How have the media and fictional portrayals of these issues perpetuated those misconceptions?
"[The 1986 CBS News special] 48 Hours On Crack Street was probably the worst of them. If you're going to go to an impoverished, broken community and focus on people who are also broken by this society, then you're going to see crazy stuff... But Black people participated in [perpetuating these stereotypes], too. The Sam Jackson character in the Spike Lee Joint [Jungle Fever] just looked like a wild, bug-eyed man who came in, stole his mama's TV set, and went out. That’s never anybody's story. The one-dimensionalizing of people was horrific. It takes away people's humanity; we don't know anything else about them.
"Even in a film that I love, like Moonlight, we never know why the mother in that film started using crack. One could argue that the story was about the boy and through his eyes. But it perpetuated this myth of the crazy mother who cared more about getting high than she did about her child, which in almost every case is not true. We don't know what else is going on for that mother, and we never do.

It perpetuated this myth of the crazy mother who cared more about getting high than she did about her child.

"Once you say 'crack' — or any kind of drug, but especially crack — you don’t have to ask about anything else, you don't have to ask whether they were traumatized, if they lost job their job and were unable to take care of their family, or if they had pre-existing mental illness. Once you say that, you don't have to ask anything. The person’s humanity is completely written off. We don't look for another story, and we especially don't look for other solutions."
How would you recommend creators portray these issues in a more productive way?
"I recommend people portray whole human beings. Nobody is one thing in their life. And I recommend we get — especially Black people get this treatment that we've never gotten in this country — a portrayal of the wholeness and fullness of our humanity for all of our fabulousness and flaws, and all the things that impede upon those.
"We too have often participated in dehumanizing who we were. We have to come to a point where we reconcile ourselves and the fact that we cannot continue to perpetuate things that are rooted in lies and hate. We have to be much more critical commentators on society.... I’m asking people to look and see. When you have people behaving in a chaotic way, what else is going on? Ask the deeper questions, stop accepting everything at face value — especially when it looks to pathologize a particular community. Because that's what the U.S. does well: They pathologize people, call them criminals, call them 'superpredators,' and then 15 years later say, 'We were wrong.' But who’s going to repair the damage?"

I recommend people portray whole human beings. Nobody is one thing in their life.

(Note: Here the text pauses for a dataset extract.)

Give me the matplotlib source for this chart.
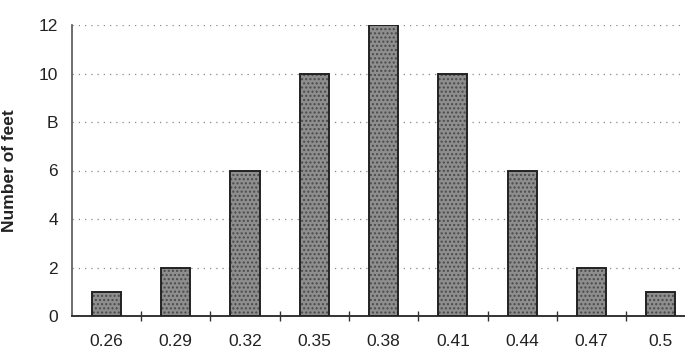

What can we learn from the way the crack "epidemic" was misrepresented?
"First, I’d like to stop saying 'crack epidemic' and I'd like to instead say 'Reagan epidemic.' [Another] thing I would tell people to do is study. They should read High Price by Dr. Carl Hart, which is both a memoir and a science book. It really pulls apart everything that happened when crack was focused on in the media. We need to be consumers of actual real-world evidence. As we know, right now, we’re consumers of fake news. And at some point, America’s gotta look at itself and ask why we’re so vulnerable to this stuff."